#### Dataset rows ####
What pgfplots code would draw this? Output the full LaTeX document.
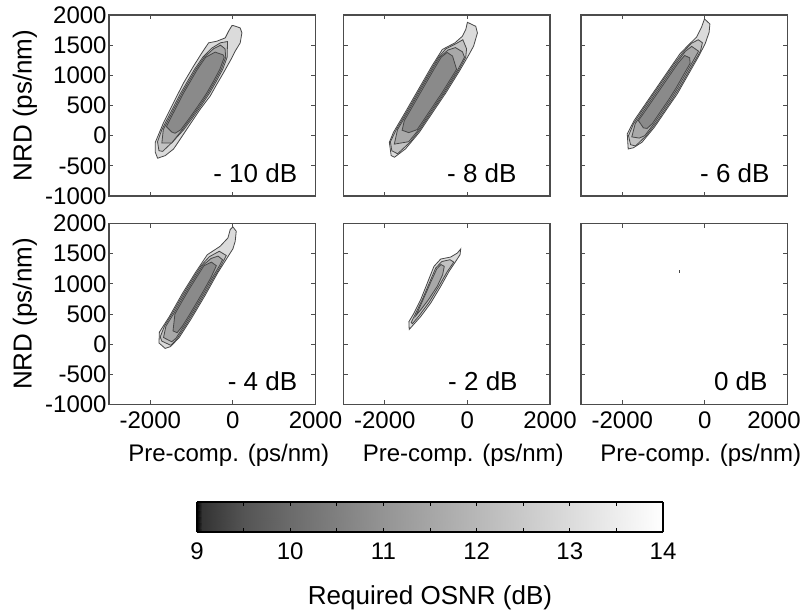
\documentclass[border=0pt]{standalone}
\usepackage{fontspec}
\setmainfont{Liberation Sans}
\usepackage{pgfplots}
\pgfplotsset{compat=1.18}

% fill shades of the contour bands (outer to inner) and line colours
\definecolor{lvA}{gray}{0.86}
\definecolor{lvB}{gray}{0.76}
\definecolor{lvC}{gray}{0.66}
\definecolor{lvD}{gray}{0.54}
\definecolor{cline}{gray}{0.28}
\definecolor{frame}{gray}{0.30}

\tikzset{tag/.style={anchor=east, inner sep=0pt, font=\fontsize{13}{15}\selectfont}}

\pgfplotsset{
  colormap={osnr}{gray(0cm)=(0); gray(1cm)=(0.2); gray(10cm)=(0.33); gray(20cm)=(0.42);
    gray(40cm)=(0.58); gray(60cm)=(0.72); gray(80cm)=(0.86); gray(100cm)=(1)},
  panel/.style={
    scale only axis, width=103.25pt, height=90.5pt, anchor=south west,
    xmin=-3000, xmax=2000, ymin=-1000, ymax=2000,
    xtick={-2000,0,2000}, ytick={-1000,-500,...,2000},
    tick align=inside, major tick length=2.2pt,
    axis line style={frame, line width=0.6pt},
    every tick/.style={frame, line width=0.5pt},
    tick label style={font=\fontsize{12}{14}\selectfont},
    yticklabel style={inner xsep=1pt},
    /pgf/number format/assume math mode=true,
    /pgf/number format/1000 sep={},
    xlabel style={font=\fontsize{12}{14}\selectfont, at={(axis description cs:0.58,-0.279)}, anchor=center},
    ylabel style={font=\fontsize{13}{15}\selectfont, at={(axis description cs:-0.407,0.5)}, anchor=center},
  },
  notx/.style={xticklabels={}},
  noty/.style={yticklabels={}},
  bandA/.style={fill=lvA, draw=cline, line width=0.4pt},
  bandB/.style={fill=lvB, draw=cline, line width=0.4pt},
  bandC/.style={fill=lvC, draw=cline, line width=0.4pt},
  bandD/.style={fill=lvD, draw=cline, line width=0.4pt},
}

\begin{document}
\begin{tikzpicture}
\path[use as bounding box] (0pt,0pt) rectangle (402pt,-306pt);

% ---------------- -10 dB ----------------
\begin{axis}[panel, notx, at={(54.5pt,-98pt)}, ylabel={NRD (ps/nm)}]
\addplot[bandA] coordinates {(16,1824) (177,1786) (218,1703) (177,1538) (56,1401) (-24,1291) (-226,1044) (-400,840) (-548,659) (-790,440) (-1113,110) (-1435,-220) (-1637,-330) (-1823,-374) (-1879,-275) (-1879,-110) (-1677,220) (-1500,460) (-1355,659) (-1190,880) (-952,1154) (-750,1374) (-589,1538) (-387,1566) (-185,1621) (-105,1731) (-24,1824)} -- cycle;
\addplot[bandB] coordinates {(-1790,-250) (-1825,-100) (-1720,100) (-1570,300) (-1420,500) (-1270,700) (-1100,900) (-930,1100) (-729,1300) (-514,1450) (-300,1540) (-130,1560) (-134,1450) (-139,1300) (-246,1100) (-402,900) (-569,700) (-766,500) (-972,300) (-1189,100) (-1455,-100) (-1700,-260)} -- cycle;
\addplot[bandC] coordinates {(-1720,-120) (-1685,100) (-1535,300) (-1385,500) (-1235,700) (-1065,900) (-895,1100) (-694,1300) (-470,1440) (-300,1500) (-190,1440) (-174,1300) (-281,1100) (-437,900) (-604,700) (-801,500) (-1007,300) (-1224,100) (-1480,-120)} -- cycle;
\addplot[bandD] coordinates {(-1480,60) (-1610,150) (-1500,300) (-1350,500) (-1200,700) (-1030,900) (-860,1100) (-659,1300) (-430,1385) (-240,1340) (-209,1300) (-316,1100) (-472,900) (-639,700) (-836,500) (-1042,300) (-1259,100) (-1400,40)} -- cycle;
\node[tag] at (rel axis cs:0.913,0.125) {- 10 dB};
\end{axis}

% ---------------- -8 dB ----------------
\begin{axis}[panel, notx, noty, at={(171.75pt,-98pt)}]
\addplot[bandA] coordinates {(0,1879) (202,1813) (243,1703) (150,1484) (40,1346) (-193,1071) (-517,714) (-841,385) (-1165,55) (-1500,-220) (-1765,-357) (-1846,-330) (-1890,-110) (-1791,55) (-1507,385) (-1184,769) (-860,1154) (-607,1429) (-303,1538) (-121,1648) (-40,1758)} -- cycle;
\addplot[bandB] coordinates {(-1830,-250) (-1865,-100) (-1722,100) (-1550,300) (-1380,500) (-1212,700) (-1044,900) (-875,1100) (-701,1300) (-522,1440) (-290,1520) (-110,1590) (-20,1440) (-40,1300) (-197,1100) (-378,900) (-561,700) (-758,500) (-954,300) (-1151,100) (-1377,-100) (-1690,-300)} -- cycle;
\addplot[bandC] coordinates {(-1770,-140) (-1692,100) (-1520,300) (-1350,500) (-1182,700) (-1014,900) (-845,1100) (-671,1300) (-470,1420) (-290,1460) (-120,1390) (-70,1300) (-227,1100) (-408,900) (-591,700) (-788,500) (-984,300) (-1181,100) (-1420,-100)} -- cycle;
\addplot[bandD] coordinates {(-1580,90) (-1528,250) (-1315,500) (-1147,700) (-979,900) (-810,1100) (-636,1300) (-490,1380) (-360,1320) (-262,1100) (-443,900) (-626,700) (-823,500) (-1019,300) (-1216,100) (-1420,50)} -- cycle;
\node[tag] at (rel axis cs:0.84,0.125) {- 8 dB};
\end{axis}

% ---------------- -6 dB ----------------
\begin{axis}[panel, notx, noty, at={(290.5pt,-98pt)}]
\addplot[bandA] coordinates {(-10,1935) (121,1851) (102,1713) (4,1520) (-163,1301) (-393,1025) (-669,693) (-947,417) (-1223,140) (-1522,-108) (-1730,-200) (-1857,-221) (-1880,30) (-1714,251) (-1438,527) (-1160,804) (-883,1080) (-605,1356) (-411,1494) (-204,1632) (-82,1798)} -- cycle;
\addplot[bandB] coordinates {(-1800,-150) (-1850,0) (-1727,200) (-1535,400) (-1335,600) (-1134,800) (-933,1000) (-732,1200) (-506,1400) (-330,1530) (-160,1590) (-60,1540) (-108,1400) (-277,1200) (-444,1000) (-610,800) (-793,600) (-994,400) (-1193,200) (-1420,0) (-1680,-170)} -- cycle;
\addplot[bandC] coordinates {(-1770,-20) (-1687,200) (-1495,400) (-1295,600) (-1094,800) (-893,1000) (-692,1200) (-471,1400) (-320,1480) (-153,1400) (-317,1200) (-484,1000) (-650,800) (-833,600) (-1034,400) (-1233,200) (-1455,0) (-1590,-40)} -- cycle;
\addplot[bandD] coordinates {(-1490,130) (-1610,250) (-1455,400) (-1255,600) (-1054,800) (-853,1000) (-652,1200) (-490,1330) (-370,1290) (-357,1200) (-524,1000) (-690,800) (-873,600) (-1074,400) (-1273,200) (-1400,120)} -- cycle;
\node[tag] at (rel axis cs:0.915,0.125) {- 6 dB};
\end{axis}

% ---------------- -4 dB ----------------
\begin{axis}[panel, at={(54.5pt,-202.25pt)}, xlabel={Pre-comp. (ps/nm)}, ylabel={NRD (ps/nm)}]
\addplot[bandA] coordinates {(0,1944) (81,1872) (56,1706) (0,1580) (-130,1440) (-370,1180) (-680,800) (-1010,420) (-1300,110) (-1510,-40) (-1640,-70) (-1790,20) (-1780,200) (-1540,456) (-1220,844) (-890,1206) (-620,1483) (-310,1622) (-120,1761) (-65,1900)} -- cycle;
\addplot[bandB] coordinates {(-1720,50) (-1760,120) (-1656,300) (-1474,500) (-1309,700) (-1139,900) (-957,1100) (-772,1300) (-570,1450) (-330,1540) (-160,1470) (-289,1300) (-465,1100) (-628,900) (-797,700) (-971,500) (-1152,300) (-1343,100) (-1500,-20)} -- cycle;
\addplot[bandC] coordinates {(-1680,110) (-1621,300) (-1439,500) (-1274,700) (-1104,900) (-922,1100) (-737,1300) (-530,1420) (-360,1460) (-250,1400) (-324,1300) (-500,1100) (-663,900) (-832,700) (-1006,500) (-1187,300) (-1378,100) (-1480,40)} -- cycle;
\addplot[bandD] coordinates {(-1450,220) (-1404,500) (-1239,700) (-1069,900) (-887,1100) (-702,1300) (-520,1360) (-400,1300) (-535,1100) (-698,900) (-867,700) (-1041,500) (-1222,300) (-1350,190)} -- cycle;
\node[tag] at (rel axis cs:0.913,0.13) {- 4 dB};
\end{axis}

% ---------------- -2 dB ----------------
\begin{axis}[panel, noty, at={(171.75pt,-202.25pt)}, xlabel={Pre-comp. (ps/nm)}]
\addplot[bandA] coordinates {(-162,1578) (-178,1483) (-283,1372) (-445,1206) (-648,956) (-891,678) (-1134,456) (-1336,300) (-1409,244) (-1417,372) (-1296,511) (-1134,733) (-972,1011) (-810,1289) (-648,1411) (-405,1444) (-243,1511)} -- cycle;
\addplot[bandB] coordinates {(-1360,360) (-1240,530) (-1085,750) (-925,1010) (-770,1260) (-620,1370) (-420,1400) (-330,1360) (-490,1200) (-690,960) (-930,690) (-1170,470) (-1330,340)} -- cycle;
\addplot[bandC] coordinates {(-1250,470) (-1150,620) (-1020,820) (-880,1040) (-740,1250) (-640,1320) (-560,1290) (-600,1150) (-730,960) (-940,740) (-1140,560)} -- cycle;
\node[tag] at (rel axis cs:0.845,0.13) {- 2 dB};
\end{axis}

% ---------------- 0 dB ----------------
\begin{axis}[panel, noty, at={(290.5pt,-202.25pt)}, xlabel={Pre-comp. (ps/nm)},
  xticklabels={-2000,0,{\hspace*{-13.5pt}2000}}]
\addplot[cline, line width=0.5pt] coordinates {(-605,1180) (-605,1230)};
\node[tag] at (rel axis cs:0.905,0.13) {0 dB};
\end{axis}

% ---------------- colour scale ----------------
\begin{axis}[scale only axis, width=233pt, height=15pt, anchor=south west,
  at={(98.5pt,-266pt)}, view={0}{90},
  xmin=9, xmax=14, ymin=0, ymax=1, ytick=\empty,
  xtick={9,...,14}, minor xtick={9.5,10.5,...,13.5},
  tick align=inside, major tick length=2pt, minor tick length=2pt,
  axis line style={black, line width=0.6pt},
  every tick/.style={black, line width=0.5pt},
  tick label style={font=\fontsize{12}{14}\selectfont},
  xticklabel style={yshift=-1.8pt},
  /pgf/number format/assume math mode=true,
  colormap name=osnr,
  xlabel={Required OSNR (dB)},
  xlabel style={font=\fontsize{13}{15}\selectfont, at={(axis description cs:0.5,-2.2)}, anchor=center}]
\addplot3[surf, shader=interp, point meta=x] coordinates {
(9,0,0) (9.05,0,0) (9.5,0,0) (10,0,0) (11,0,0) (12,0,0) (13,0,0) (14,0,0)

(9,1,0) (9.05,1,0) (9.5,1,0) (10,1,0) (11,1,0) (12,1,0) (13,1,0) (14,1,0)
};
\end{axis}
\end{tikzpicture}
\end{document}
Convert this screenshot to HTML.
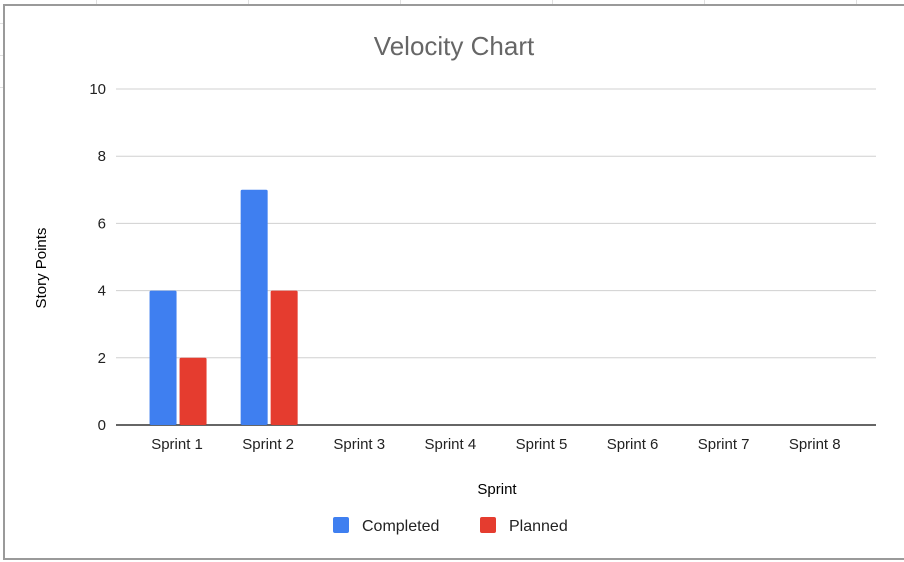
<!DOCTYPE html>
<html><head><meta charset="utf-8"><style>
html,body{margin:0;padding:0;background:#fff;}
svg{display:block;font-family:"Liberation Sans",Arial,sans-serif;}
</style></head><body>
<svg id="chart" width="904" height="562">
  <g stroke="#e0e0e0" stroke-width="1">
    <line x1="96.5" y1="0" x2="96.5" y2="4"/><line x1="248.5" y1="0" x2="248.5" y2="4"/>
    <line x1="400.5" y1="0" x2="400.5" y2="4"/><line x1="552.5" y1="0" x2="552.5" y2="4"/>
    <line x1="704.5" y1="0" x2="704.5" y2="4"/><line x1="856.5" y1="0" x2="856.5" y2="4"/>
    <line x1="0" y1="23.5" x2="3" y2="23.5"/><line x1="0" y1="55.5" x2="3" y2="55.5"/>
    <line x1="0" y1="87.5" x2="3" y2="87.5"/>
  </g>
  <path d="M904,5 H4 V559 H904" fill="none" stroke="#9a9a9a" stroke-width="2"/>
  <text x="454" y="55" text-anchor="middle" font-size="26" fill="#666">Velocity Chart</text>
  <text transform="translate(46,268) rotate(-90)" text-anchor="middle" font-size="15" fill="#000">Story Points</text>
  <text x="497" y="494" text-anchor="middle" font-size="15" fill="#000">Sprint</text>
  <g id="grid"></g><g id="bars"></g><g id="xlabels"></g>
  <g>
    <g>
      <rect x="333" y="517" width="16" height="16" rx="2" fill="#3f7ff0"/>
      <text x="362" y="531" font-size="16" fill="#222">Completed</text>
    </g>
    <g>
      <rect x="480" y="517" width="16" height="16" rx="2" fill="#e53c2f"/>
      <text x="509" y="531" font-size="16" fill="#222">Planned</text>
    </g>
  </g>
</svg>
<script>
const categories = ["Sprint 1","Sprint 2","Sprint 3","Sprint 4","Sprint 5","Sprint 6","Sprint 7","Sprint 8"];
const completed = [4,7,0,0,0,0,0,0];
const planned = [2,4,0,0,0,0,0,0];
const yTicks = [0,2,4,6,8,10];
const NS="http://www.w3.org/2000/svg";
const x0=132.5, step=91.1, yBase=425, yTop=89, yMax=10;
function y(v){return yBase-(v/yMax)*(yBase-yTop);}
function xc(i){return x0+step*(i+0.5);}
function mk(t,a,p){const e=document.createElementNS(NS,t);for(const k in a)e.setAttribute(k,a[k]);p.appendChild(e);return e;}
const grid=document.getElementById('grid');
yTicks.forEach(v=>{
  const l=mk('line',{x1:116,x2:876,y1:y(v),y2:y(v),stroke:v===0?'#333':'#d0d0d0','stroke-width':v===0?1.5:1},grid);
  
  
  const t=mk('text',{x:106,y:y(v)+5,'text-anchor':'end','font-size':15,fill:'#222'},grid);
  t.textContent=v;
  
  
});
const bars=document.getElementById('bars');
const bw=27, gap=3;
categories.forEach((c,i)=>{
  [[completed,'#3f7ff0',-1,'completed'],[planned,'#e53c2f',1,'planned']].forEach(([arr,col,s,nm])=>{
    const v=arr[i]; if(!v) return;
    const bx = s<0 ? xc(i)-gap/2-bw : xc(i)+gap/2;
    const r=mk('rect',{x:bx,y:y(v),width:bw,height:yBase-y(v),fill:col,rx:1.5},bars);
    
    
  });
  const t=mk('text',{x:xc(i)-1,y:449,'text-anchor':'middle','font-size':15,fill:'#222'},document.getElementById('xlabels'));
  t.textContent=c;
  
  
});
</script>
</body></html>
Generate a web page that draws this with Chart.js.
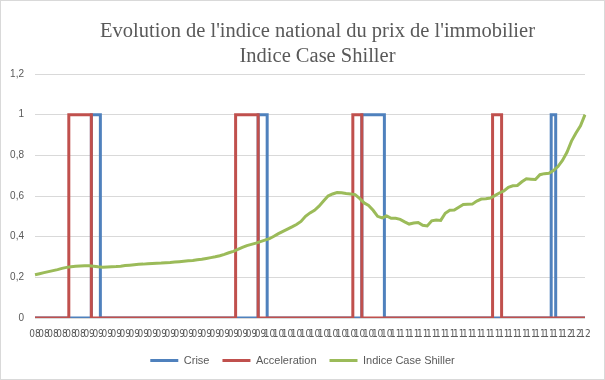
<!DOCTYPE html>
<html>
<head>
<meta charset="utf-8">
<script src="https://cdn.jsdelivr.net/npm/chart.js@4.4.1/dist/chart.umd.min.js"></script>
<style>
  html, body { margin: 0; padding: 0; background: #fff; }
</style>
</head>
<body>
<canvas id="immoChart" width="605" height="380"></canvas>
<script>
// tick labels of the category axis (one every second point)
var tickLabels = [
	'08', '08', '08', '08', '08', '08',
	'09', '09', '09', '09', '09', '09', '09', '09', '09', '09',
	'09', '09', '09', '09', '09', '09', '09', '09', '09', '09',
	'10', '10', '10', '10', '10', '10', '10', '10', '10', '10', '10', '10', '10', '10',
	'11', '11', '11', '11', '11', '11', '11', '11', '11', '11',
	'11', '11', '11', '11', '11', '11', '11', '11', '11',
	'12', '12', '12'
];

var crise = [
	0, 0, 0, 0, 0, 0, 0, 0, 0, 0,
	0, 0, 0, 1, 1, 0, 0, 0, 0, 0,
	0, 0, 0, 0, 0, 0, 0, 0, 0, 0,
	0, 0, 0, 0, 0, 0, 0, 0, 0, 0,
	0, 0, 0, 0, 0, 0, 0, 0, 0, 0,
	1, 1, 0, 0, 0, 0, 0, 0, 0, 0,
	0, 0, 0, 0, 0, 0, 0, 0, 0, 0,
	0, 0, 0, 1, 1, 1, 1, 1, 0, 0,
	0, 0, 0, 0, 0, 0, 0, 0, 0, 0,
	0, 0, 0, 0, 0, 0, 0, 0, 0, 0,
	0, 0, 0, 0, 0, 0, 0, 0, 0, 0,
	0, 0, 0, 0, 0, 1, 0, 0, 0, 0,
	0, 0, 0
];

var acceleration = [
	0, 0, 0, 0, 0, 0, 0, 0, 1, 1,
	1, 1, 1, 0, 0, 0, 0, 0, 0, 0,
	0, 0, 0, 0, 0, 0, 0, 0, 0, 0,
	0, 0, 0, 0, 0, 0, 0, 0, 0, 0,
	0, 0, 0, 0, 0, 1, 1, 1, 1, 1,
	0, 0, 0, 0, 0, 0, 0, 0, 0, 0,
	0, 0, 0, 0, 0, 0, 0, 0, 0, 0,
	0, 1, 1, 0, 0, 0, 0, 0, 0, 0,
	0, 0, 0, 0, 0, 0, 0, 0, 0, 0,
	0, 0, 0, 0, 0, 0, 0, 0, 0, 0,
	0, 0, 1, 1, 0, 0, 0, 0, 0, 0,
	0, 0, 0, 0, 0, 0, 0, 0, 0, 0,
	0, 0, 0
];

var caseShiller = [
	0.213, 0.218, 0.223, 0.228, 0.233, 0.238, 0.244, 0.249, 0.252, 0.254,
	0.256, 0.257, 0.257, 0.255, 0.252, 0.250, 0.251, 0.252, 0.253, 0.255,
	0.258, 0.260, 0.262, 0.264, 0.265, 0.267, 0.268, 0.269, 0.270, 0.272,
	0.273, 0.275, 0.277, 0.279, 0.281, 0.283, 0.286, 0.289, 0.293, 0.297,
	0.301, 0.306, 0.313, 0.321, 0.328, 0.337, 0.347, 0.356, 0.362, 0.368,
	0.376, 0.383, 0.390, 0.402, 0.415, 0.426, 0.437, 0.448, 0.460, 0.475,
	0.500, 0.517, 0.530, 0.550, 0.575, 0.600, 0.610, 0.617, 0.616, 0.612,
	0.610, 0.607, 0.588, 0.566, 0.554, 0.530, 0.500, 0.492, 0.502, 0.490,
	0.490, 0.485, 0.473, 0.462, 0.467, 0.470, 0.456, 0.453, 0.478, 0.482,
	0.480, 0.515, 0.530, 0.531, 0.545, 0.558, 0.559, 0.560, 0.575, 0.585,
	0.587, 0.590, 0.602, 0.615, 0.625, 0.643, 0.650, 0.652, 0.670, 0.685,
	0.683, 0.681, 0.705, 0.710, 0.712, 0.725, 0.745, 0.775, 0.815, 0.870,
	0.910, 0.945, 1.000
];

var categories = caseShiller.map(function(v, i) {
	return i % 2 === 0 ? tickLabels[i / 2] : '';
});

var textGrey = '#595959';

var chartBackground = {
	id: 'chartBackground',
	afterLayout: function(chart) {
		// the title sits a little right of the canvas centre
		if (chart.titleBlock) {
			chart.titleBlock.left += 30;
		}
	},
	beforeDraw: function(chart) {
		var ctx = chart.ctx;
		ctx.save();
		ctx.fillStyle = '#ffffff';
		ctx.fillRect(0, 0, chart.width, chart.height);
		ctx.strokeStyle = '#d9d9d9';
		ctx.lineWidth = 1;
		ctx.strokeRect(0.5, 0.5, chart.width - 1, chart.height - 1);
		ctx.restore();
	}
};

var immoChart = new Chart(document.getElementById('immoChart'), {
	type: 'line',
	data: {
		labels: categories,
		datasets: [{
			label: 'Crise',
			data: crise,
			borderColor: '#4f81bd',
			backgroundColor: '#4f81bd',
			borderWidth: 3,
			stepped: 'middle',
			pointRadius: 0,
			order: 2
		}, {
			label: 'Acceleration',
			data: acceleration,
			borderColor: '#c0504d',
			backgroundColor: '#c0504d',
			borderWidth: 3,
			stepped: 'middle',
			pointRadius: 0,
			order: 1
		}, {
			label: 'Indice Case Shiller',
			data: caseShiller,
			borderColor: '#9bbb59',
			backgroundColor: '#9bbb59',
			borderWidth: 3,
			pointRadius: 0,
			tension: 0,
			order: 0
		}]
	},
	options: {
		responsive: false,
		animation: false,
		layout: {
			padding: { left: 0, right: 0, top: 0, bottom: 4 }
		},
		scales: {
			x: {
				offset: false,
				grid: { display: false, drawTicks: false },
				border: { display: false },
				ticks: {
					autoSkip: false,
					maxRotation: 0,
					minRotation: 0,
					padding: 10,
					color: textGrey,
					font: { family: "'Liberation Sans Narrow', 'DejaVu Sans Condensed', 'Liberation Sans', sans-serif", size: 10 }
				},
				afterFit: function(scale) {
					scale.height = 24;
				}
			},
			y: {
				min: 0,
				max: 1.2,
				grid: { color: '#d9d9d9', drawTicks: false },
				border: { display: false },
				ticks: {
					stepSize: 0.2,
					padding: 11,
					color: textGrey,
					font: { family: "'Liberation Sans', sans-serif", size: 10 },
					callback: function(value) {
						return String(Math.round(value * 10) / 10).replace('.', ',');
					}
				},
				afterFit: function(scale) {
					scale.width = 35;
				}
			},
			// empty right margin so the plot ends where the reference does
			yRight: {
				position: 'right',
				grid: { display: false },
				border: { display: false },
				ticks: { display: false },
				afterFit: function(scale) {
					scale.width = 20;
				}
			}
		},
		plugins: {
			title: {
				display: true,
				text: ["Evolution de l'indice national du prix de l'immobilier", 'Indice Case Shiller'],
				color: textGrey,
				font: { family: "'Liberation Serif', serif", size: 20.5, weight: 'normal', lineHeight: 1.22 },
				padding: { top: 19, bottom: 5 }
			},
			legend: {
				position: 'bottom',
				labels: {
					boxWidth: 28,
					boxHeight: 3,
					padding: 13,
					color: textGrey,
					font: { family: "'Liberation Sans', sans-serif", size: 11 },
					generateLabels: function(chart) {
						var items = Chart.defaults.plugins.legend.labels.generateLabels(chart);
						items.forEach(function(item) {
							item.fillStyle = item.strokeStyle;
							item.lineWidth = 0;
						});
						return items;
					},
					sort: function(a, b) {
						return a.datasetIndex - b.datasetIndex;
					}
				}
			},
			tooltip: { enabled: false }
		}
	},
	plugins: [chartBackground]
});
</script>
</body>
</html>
####
▶ Task to carry out: From the first line above through the line containing "(0pt,0pt) rectangle (402pt,-306pt);", copy everything exactly, without the pictures.

▶ Answer to the task:
What pgfplots code would draw this? Output the full LaTeX document.
\documentclass[border=0pt]{standalone}
\usepackage{fontspec}
\setmainfont{Liberation Sans}
\usepackage{pgfplots}
\pgfplotsset{compat=1.18}

% fill shades of the contour bands (outer to inner) and line colours
\definecolor{lvA}{gray}{0.86}
\definecolor{lvB}{gray}{0.76}
\definecolor{lvC}{gray}{0.66}
\definecolor{lvD}{gray}{0.54}
\definecolor{cline}{gray}{0.28}
\definecolor{frame}{gray}{0.30}

\tikzset{tag/.style={anchor=east, inner sep=0pt, font=\fontsize{13}{15}\selectfont}}

\pgfplotsset{
  colormap={osnr}{gray(0cm)=(0); gray(1cm)=(0.2); gray(10cm)=(0.33); gray(20cm)=(0.42);
    gray(40cm)=(0.58); gray(60cm)=(0.72); gray(80cm)=(0.86); gray(100cm)=(1)},
  panel/.style={
    scale only axis, width=103.25pt, height=90.5pt, anchor=south west,
    xmin=-3000, xmax=2000, ymin=-1000, ymax=2000,
    xtick={-2000,0,2000}, ytick={-1000,-500,...,2000},
    tick align=inside, major tick length=2.2pt,
    axis line style={frame, line width=0.6pt},
    every tick/.style={frame, line width=0.5pt},
    tick label style={font=\fontsize{12}{14}\selectfont},
    yticklabel style={inner xsep=1pt},
    /pgf/number format/assume math mode=true,
    /pgf/number format/1000 sep={},
    xlabel style={font=\fontsize{12}{14}\selectfont, at={(axis description cs:0.58,-0.279)}, anchor=center},
    ylabel style={font=\fontsize{13}{15}\selectfont, at={(axis description cs:-0.407,0.5)}, anchor=center},
  },
  notx/.style={xticklabels={}},
  noty/.style={yticklabels={}},
  bandA/.style={fill=lvA, draw=cline, line width=0.4pt},
  bandB/.style={fill=lvB, draw=cline, line width=0.4pt},
  bandC/.style={fill=lvC, draw=cline, line width=0.4pt},
  bandD/.style={fill=lvD, draw=cline, line width=0.4pt},
}

\begin{document}
\begin{tikzpicture}
\path[use as bounding box] (0pt,0pt) rectangle (402pt,-306pt);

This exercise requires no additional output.